A l’image de son prédécesseur Bill de Sam, le ministre, des Sports trouve « flagrant le problème des services déconcentrés. Il n’y a pas de personnel et le travail n’est pas optimal ». En termes d’infrastructures sportives, Béa affirme que « c’est une catastrophe à l’image des grandes villes du pays, les villes comme Kerouané, Koubia et Tougué, sont complètement dans les oubliettes. Ce sont des zones où les gens n’ont plus d’espoir, et c’est ce qui les pousse à l’émigration clandestine ».
La CAN 2025, une priorité gouvernementale
« On a beaucoup de stades, mais aucun ne répond aux normes pour pratiquer du sport. Notre grand défi est de mettre en place des outils dans ces zones isolées pour l’émancipation de la jeunesse et des Sports de base et créer des dynamiques économiques pour relancer le pays. N’oubliez pas qu’on a un grand défi qui s’appelle la CAN-2025, même si beaucoup sont sceptiques. Ce qu’il faut voir, c’est ce qui amène la CAN et ce qui la développe », s’interroge Béa
Le ministre Béa qui se montre très confiant quant aux capacités de la Guinée d’organiser la Coupe d’Afrique en 2025, annonce la construction prochaine de « six stades de compétitions, 25 stades d’entraînements, des logements à l’intérieur du pays, des routes et des aéroports. Ce qui sera une véritable occasion de créer de l’emploi. Donc, la Guinée ne peut pas, ne pas organiser cette CAN quoi qu’il en coûte. Elle aura lieu en 2025 », promet le ministre qui s’engage à mettre en place une planification, créer une économie circulaire et revoir les priorités dans les zones reculées.
La mauvaise qualité du poisson à l’intérieur du pays indexé
À sa prise de parole, la ministre de la Pêche et de l’économie maritime Charlotte Daffé, a, à son tour, mis l’accent sur « l’absence totale de l’administration publique de son département, à l’intérieur du pays », affirmant, qu’à travers cette immersion, elle est allée « terminer ce qu’elle avait commencé il y a quelques mois, car le constat n’est pas du tout reluisant ».

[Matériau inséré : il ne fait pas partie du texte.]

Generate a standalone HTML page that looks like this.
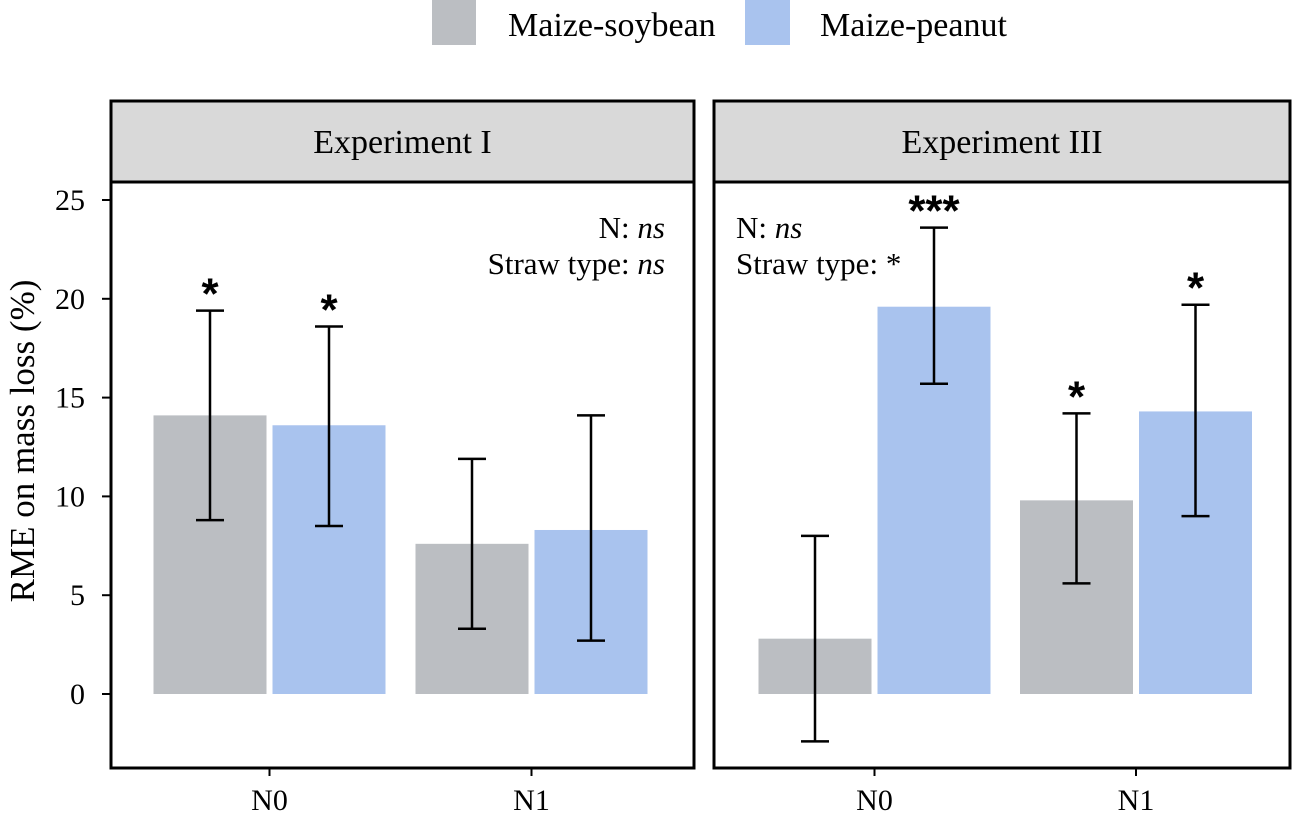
<!DOCTYPE html>
<html><head><meta charset="utf-8"><style>
body{margin:0;background:#fff;width:1299px;height:821px;overflow:hidden}
svg{display:block}
text{font-family:"Liberation Serif",serif;fill:#000}
</style></head><body>
<svg id="c" width="1299" height="821" xmlns="http://www.w3.org/2000/svg">
<g>
<rect x="432" y="0" width="44" height="45" fill="#bbbec2"/>
<text x="508" y="36" font-size="34">Maize-soybean</text>
<rect x="745" y="0" width="45" height="45" fill="#a9c3ee"/>
<text x="820" y="36" font-size="34">Maize-peanut</text>
</g>
<text transform="translate(34,441) rotate(-90)" text-anchor="middle" font-size="35">RME on mass loss (%)</text>
</svg>
<script>
const groups=['N0','N1'];
const panels=['Experiment I','Experiment III'];
const soyVals=[[14.1,7.6],[2.8,9.8]];
const soyLo=[[8.8,3.3],[-2.4,5.6]];
const soyHi=[[19.4,11.9],[8.0,14.2]];
const peaVals=[[13.6,8.3],[19.6,14.3]];
const peaLo=[[8.5,2.7],[15.7,9.0]];
const peaHi=[[18.6,14.1],[23.6,19.7]];
const soySig=[['*',''],['','*']];
const peaSig=[['*',''],['***','*']];
const yTicks=[0,5,10,15,20,25];
const notes=[['N: ','ns','Straw type: ','ns'],['N: ','ns','Straw type: ','*']];

const svg=document.getElementById('c');
const NS='http://www.w3.org/2000/svg';
function mk(t,a,p){const e=document.createElementNS(NS,t);for(const k in a)e.setAttribute(k,a[k]);(p||svg).appendChild(e);return e;}
const y=v=>694-v*19.76;
const panelX=[111,714], panelW=[583,576];
const groupC=[[269.5,531.5],[874.5,1136]];
const bw=113, gap=6;
for(let p=0;p<2;p++){
  const g=mk('g',{});
  
  
  const px=panelX[p],pw=panelW[p];
  const st=mk('rect',{x:px,y:101,width:pw,height:81,fill:'#d9d9d9',stroke:'#000','stroke-width':3},g);
  
  
  const stt=mk('text',{x:px+pw/2,y:153,'text-anchor':'middle','font-size':34},g);stt.textContent=panels[p];
  
  
  for(let i=0;i<2;i++){
    const c=groupC[p][i];
    const sets=[[soyVals,soyLo,soyHi,soySig,'#bbbec2',c-gap/2-bw],[peaVals,peaLo,peaHi,peaSig,'#a9c3ee',c+gap/2]];
    sets.forEach((s,k)=>{
      const v=s[0][p][i],lo=s[1][p][i],hi=s[2][p][i],sg=s[3][p][i];
      const r=mk('rect',{x:s[5],y:Math.min(y(v),y(0)),width:bw,height:Math.abs(y(0)-y(v)),fill:s[4]},g);
      
      
      const cx=s[5]+bw/2;
      const eb=mk('path',{d:`M${cx-14},${y(hi)}H${cx+14}M${cx},${y(hi)}V${y(lo)}M${cx-14},${y(lo)}H${cx+14}`,stroke:'#000','stroke-width':2.5,fill:'none'},g);
      
      
      if(sg){const t=mk('text',{x:cx,y:y(hi)-2,'text-anchor':'middle','font-size':44,'font-weight':'bold',style:'font-family:"Liberation Sans",sans-serif'},g);t.textContent=sg;
        
        }
    });
    const tk=mk('line',{x1:c,x2:c,y1:768,y2:776,stroke:'#000','stroke-width':2},g);
    
    
    const tl=mk('text',{x:c,y:810,'text-anchor':'middle','font-size':30},g);tl.textContent=groups[i];
    
    
  }
  const fr=mk('rect',{x:px,y:182,width:pw,height:586,fill:'none',stroke:'#000','stroke-width':3},g);
  
  
  const n=notes[p];
  const ax=p==0?px+pw-29:px+22, anc=p==0?'end':'start';
  const t1=mk('text',{x:ax,y:238,'text-anchor':anc,'font-size':31},g);
  t1.innerHTML=n[0]+'<tspan font-style="italic">'+n[1]+'</tspan>';
  
  
  const t2=mk('text',{x:ax,y:274,'text-anchor':anc,'font-size':31},g);
  t2.innerHTML=n[2]+'<tspan'+(n[3]=='ns'?' font-style="italic"':'')+'>'+n[3]+'</tspan>';
  
  
}
yTicks.forEach(v=>{
  const l=mk('line',{x1:102,x2:110,y1:y(v),y2:y(v),stroke:'#000','stroke-width':2});
  
  
  const t=mk('text',{x:85,y:y(v)+10,'text-anchor':'end','font-size':30});t.textContent=v;
  
  
});
</script>
</body></html>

Charlotte Daffé explique qu’elle a pu identifier le problème dans son secteur, et le premier constat révèle « un manque d’infrastructures dans les services déconcentrés. J’ai eu à visiter les débarcadères, les organisations socioprofessionnelles, les mareyeurs, les cadres des services de bases, mais ce sont les mêmes problèmes partout. J’ai également visité les entrepôts frigorifiques, et je me suis rendue compte malheureusement que l’intérieur du pays n’est pas approvisionné comme cela se doit, et le poisson n’y est pas acheminé n’est dans les conditions requises ».
Interrogée sur la rareté et la cherté du poisson dans les marchés, la ministre qui déplore le pouvoir d’achat du Guinéen, affirme que la majeure partie des pêcheurs n’a pas de licence et travaille en sous-traitance, outre des difficultés liées à la conservation du poisson. Elle a également pointé du doigt la hausse du prix du carburant, qui, selon elle « impacte pratiquement tous les secteurs ».
Dans les jours à venir, Charlotte Daffé entend « corriger rapidement ces tares ». Elle envisage de prendre des notes de service, nommer un personnel compétent pour la réalisation des travaux qu’elle a entrepris à l’intérieur du pays, meubler les services déconcentrés, installer des entrepôts frigorifiques et des centres de fumages des poissons. Le reste sera installé progressivement.